We follow a human-in-the-loop approach, where AI provides insights and our editors bring in context and cultural understanding. The machines take care of routine tasks like tagging, translation, and headline testing, while humans focus on what really matters – credibility, tone, and meaning.
We also go beyond measuring just reach or clicks. Our team tracks what we call “trust velocity” – how quickly and accurately verified information spreads. In short, AI at Oneindia helps us create smarter and faster, but people make sure it stays responsible, accurate, and human.
Integrating AdTech into a media platform often involves complex trade-offs. Can you share an example of a technical or operational challenge you navigated to optimize both engagement and revenue?

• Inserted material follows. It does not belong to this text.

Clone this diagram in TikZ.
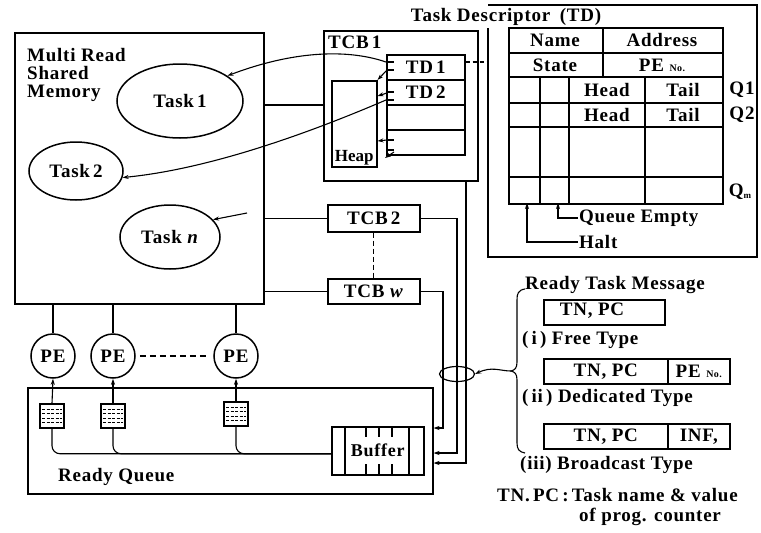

The biggest challenge in any media organization is balancing the needs of Revenue, AdTech, AdOps, SEO, editorial, and tech – it’s truly a constant tug of war. If ad placements or density aren’t optimized carefully, it can immediately impact Core Web Vitals (CWV) and lead to drops in search rankings and Discover traffic. Finding that balance is both a science and an art.
At Oneindia, one of our key challenges was aligning dynamic ad-insertion models with user engagement without breaking the reading flow. We solved this by building a context-aware ad-placement engine that uses NLP to detect natural pauses within articles and insert ads intelligently. On the backend, we unified multiple demand-side data sources into a single decision layer to improve yield without adding clutter. The key lesson is simple – optimization is not just about more ads, but about respecting user rhythm. When ad relevance enhances the story instead of interrupting it, engagement and revenue rise together.

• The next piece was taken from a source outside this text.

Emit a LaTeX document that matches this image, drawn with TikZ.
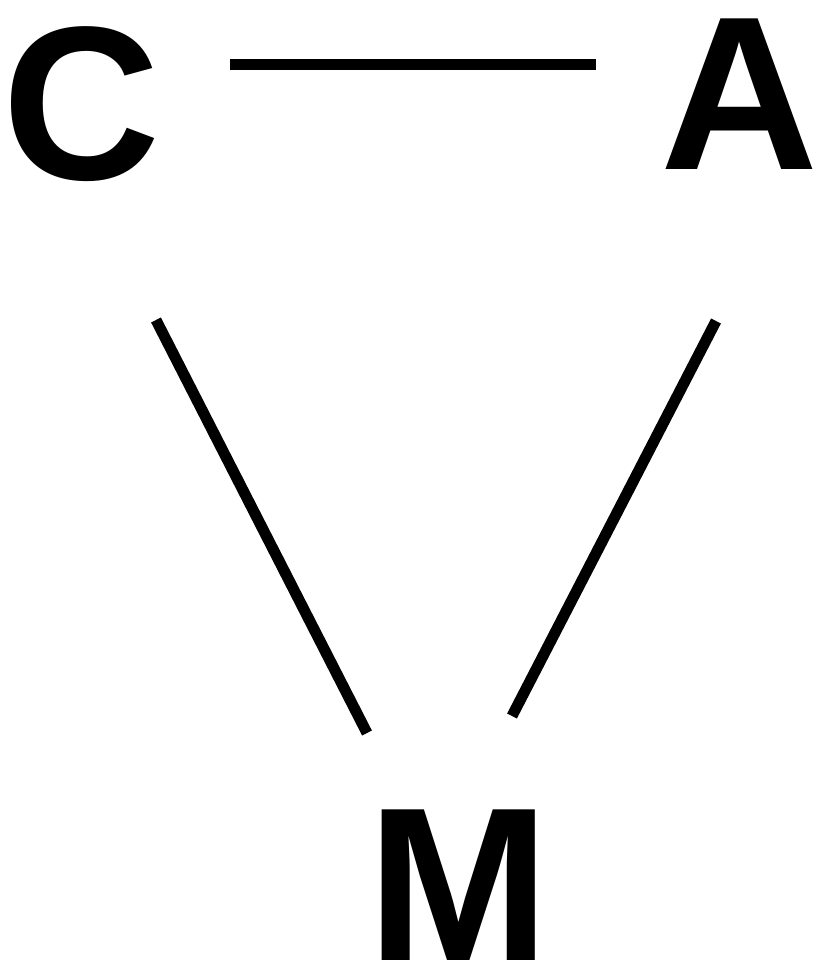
\documentclass[tikz,border=0pt]{standalone}
\usepackage{fontspec}
\setmainfont{Liberation Sans}
\usepackage{tikz}
\tikzset{
  letter/.style={font=\fontsize{219}{219}\selectfont\bfseries, inner sep=0pt, anchor=base},
  link/.style={line width=11pt, black}
}

\begin{document}
\begin{tikzpicture}[x=1pt, y=-1pt]
  \useasboundingbox (0,0) rectangle (817,965);

  % === LETTERS ===
  \node[letter] (C) at (82,180) {C};
  \node[letter] (A) at (740,170) {A};
  \node[letter] (M) at (459,960) {M};

  % === LINKS ===
  \draw[link] ([shift={(148,-115.5)}]C.base) -- ([shift={(-144,-105.5)}]A.base);
  \draw[link] ([shift={(74,140)}]C.base) -- ([shift={(-92,-227)}]M.base);
  \draw[link] ([shift={(-24,151)}]A.base) -- ([shift={(53,-244)}]M.base);

\end{tikzpicture}
\end{document}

With generative AI, predictive analytics, and other emerging technologies reshaping media, which do you believe will have the most transformative impact on Indian digital publishing in the next 3–5 years?

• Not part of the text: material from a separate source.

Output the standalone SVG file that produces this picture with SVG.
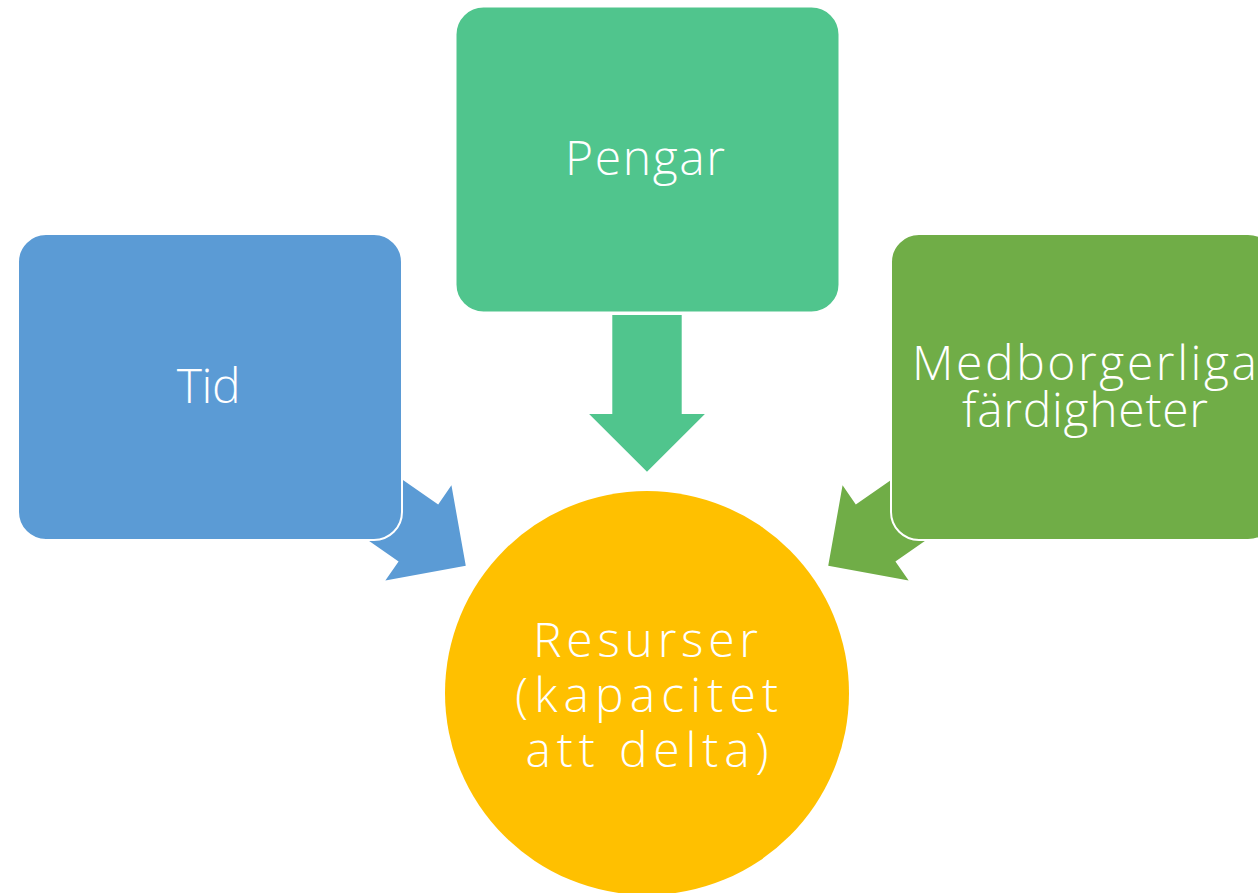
<svg xmlns="http://www.w3.org/2000/svg" width="1258" height="893" viewBox="0 0 1258 893">
<style>
.lbl{font-family:"Open Sans","Liberation Sans",sans-serif;font-weight:300;font-size:48px;fill:#ffffff;text-anchor:middle}
.box{stroke:#ffffff;stroke-width:2}
</style>
<defs>
<polygon id="arrowShape" points="-34.7,0 34.7,0 34.7,99 57.9,99 0,156.7 -57.9,99 -34.7,99"/>
</defs>
<rect width="1258" height="893" fill="#ffffff"/>
<g id="connectors">
<use href="#arrowShape" transform="translate(647,315)" fill="#50C58D"/>
<use href="#arrowShape" transform="translate(337.1,476.4) rotate(-55.2)" fill="#5B9BD5"/>
<use href="#arrowShape" transform="translate(956.9,476.4) rotate(55.2)" fill="#70AD47"/>
</g>
<g id="tid">
<rect class="box" x="18" y="234" width="384" height="306" rx="28" fill="#5B9BD5"/>
<text class="lbl" x="208.7" y="403" textLength="64" lengthAdjust="spacing">Tid</text>
</g>
<g id="pengar">
<rect class="box" x="455.5" y="6.5" width="384" height="306" rx="28" fill="#50C58D"/>
<text class="lbl" x="645" y="175" textLength="160" lengthAdjust="spacing">Pengar</text>
</g>
<g id="medborgerliga">
<rect class="box" x="891" y="234" width="385" height="306" rx="28" fill="#70AD47"/>
<text class="lbl" x="1084.5" y="380" textLength="345" lengthAdjust="spacing">Medborgerliga</text>
<text class="lbl" x="1085" y="427" textLength="246" lengthAdjust="spacing">färdigheter</text>
</g>
<g id="resurser">
<circle cx="647" cy="693" r="202" fill="#FFC000"/>
<text class="lbl" x="645.5" y="656.5" textLength="225" lengthAdjust="spacing">Resurser</text>
<text class="lbl" x="646.5" y="711.5" textLength="263" lengthAdjust="spacing">(kapacitet</text>
<text class="lbl" x="647" y="766.5" textLength="243" lengthAdjust="spacing">att delta)</text>
</g>
</svg>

The future of digital publishing in India will be shaped by how well we combine AI, data, and human understanding. Generative AI will go beyond writing or creating visuals. It will help build complete storytelling experiences tailored to each reader. Predictive tools will not just guess what people want to read, but also understand why they want it.
At the same time, the way people “read” is already changing. More users will get information through AI-powered answer engines and interactive devices instead of visiting websites directly. But even these AI systems need authentic and verified content to stay credible. That’s where trusted publishers like us remain essential – to keep truth alive in an age of automation.
We’re also seeing early signs of a new model emerging where AI platforms collaborate with publishers and reward them for reliable content. As this evolves, and as video and short-form storytelling grow further, the future of media will be more intelligent, interactive, and rooted in trust.
Looking back at your time at Oneindia, which innovation or system you implemented had the most unexpected impact, and what key lesson did it teach you about leading technology in media?
Among all the systems we’ve built, WISE turned out to be the most transformative. What started as a support tool to help writers find and republish old stories quickly grew into something much bigger. It became the brain of our newsroom – connecting discovery, creation, and distribution in one intelligent flow.
WISE brought speed, clarity, and creative intelligence into every stage of content production. It didn’t just surface information; it helped our teams see patterns, recall context, and even spark new ideas. What surprised me most was how it changed the way people worked – freeing them from repetitive tasks and helping them focus on creativity and judgment.
The biggest lesson for me was that innovation isn’t always about control or complexity. It’s about building systems that make people think smarter, not just work faster. That belief continues to guide how we design technology at Oneindia today.